Identify the Pattern of Gaps

Repeating pattern matching the infill below: Too few top layers. The solid top layers are bridging over infill air gaps, and not enough layers have built up to fully close the surface. This is the most common cause.

Random gaps scattered across the surface: Under-extrusion. Not enough material is being deposited. Check for partial clogs or flow rate issues.

Gaps only in one direction (parallel lines): Top surface speed is too fast, or the extrusion width is slightly under-set for the top layer pattern. Switch to monotonic or ironing fill.

Gaps that appear after a long print but not at the start: Wet filament progressively getting worse with heat, or a gradual partial clog building up from debris.

Fix Sequence

1. Add more top layers. The minimum for a clean, gap-free top is 5 layers at 0.2mm layer height (1.0mm total), or 7 layers at 0.15mm. Less than this and the top layers spend most of their depth bridging over infill rather than building a solid surface. Going from 3 to 6 top layers fixes most pillowing and gap problems immediately.

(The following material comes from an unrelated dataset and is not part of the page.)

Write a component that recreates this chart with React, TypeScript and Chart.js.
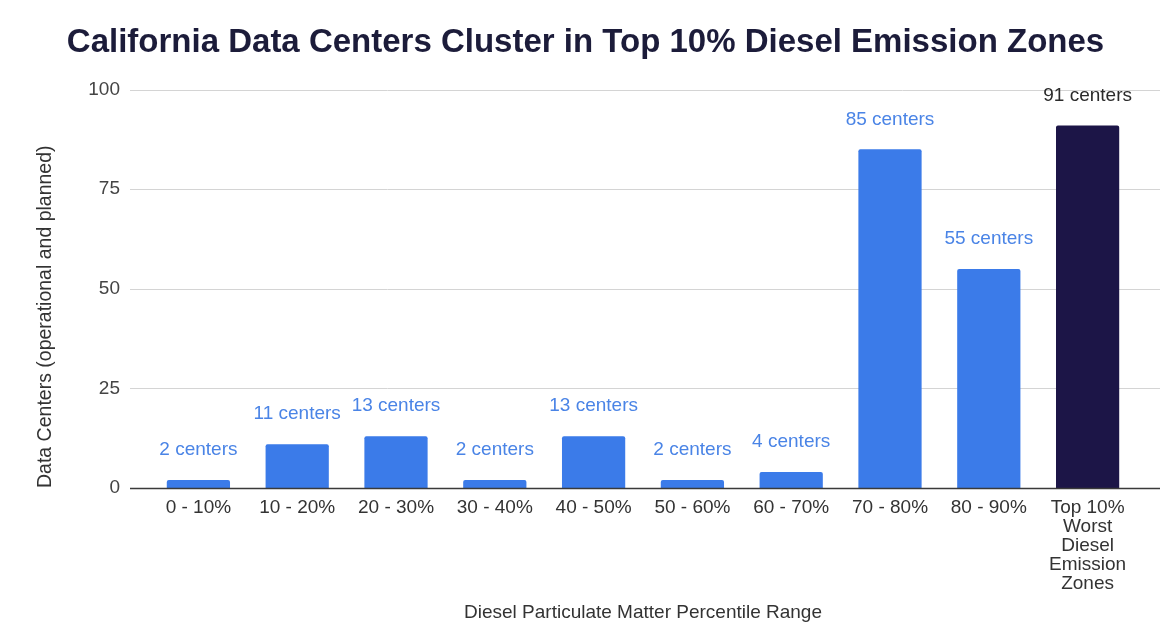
import React, { useEffect, useRef } from "react";
import { Chart, registerables } from "chart.js";

Chart.register(...registerables);

// ---- Data ----
const categories: (string | string[])[] = [
  "0 - 10%",
  "10 - 20%",
  "20 - 30%",
  "30 - 40%",
  "40 - 50%",
  "50 - 60%",
  "60 - 70%",
  "70 - 80%",
  "80 - 90%",
  ["Top 10%", "Worst", "Diesel", "Emission", "Zones"],
];
const centerCounts = [2, 11, 13, 2, 13, 2, 4, 85, 55, 91];
const valueLabels = [
  "2 centers",
  "11 centers",
  "13 centers",
  "2 centers",
  "13 centers",
  "2 centers",
  "4 centers",
  "85 centers",
  "55 centers",
  "91 centers",
];
const yTickValues = [0, 25, 50, 75, 100];

const chartTitle = "California Data Centers Cluster in Top 10% Diesel Emission Zones";
const xAxisTitle = "Diesel Particulate Matter Percentile Range";
const yAxisTitle = "Data Centers (operational and planned)";

const BLUE = "#3b7be9";
const NAVY = "#1c1547";
const barColors = centerCounts.map((_, i) => (i === centerCounts.length - 1 ? NAVY : BLUE));
const labelColors = centerCounts.map((_, i) => (i === centerCounts.length - 1 ? "#2a2a2a" : "#4a84e6"));

const FONT = "'Liberation Sans', Arial, Helvetica, sans-serif";

const extGridPlugin = {
  id: "extGrid",
  beforeDatasetsDraw(chart: any) {
    const { ctx, chartArea, scales } = chart;
    const y = scales.y;
    ctx.save();
    ctx.lineWidth = 1;
    yTickValues.forEach((v) => {
      if (v === 0) return;
      const py = Math.round(y.getPixelForValue(v)) + 0.5;
      ctx.strokeStyle = "#d4d4d4";
      ctx.beginPath();
      ctx.moveTo(chartArea.left - 19, py);
      ctx.lineTo(chartArea.right + 23, py);
      ctx.stroke();
    });
    ctx.restore();
  },
  afterDatasetsDraw(chart: any) {
    const { ctx, chartArea, scales } = chart;
    const y = scales.y;
    ctx.save();
    const py = Math.round(y.getPixelForValue(0)) + 0.5;
    ctx.strokeStyle = "#3a3a3a";
    ctx.lineWidth = 1.3;
    ctx.beginPath();
    ctx.moveTo(chartArea.left - 19, py);
    ctx.lineTo(chartArea.right + 23, py);
    ctx.stroke();

    // value labels
    const meta = chart.getDatasetMeta(0);
    ctx.font = `19px ${FONT}`;
    ctx.textAlign = "center";
    ctx.textBaseline = "middle";
    meta.data.forEach((bar: any, i: number) => {
      ctx.fillStyle = labelColors[i];
      ctx.fillText(valueLabels[i], bar.x, bar.y - 30);
    });
    ctx.restore();
  },
};

export default function App() {
  const canvasRef = useRef<HTMLCanvasElement | null>(null);

  useEffect(() => {
    document.body.style.margin = "0";
    document.body.style.background = "#ffffff";
    const canvas = canvasRef.current;
    if (!canvas) return;
    Chart.defaults.font.family = FONT;

    const chart = new Chart(canvas, {
      type: "bar",
      data: {
        labels: categories,
        datasets: [
          {
            data: centerCounts,
            backgroundColor: barColors,
            borderWidth: 0,
            borderRadius: 2,
            categoryPercentage: 1,
            barPercentage: 0.64,
          },
        ],
      },
      options: {
        responsive: false,
        animation: false,
        devicePixelRatio: 1,
        layout: { padding: 0 },
        plugins: {
          legend: { display: false },
          tooltip: { enabled: false },
          title: {
            display: true,
            text: chartTitle,
            color: "#1c1c3a",
            font: { size: 33, weight: "bold", family: FONT, lineHeight: 1.2 },
            padding: { top: 23, bottom: 27 },
          },
        },
        scales: {
          x: {
            grid: { display: false, drawTicks: false },
            border: { display: false },
            ticks: {
              color: "#333333",
              font: { size: 19, family: FONT, lineHeight: 1.0 },
              padding: 10,
              maxRotation: 0,
              autoSkip: false,
            },
            title: {
              display: true,
              text: xAxisTitle,
              color: "#333333",
              font: { size: 19, family: FONT, lineHeight: 1.2 },
              padding: { top: 0, bottom: 4 },
            },
            afterFit(scale: any) {
              scale.height = 140;
            },
          },
          y: {
            min: 0,
            max: 100,
            grid: { display: false, drawTicks: false },
            border: { display: false },
            ticks: {
              stepSize: 25,
              color: "#444444",
              font: { size: 19, family: FONT },
              padding: 29,
            },
            title: {
              display: true,
              text: yAxisTitle,
              align: "start",
              color: "#333333",
              font: { size: 19.5, family: FONT, lineHeight: 1.2 },
              padding: { top: 34, bottom: 0 },
            },
            afterFit(scale: any) {
              scale.width = 149;
            },
          },
          yRight: {
            position: "right",
            display: true,
            grid: { display: false, drawTicks: false },
            border: { display: false },
            ticks: { display: false },
            afterFit(scale: any) {
              scale.width = 34;
            },
          },
        },
      } as any,
      plugins: [extGridPlugin],
    });

    return () => {
      chart.destroy();
    };
  }, []);

  return (
    <div style={{ width: 1171, height: 628, background: "#fff" }}>
      <canvas ref={canvasRef} width={1171} height={628} style={{ display: "block" }} />
    </div>
  );
}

2. Increase infill density. Low infill (10–15%) means large gaps between infill strands, which makes top-layer bridging spans longer and more likely to sag. For a clean top surface, 20–25% infill gives the top layers enough support. Higher is not better — 40%+ adds print time without meaningful surface improvement.

3. Check flow rate. Print a single-wall vase mode cylinder and measure the wall thickness with calipers. If it’s thinner than your extrusion width setting, you’re under-extruding. Raise flow rate 2–3% at a time until walls measure correctly. Don’t raise it blindly by large amounts — over-extrusion creates a different set of problems.

4. Slow down top surface speed. Top layers print over bridged spans and need more time to settle flat. 20–30mm/s for top surfaces (not 60mm/s like infill). Most slicers have a separate “top surface speed” setting.

5. Switch fill pattern. Monotonic top fill ensures each line overlaps the previous one in the same direction, eliminating the gaps that occur with alternating rectilinear patterns. Enable it if your slicer offers it.

When It’s Actually Pillowing

If the top surface has small bumps or a puckered texture rather than gaps, see the Pillowing guide. Pillowing and gaps look similar but have different root causes and fixes.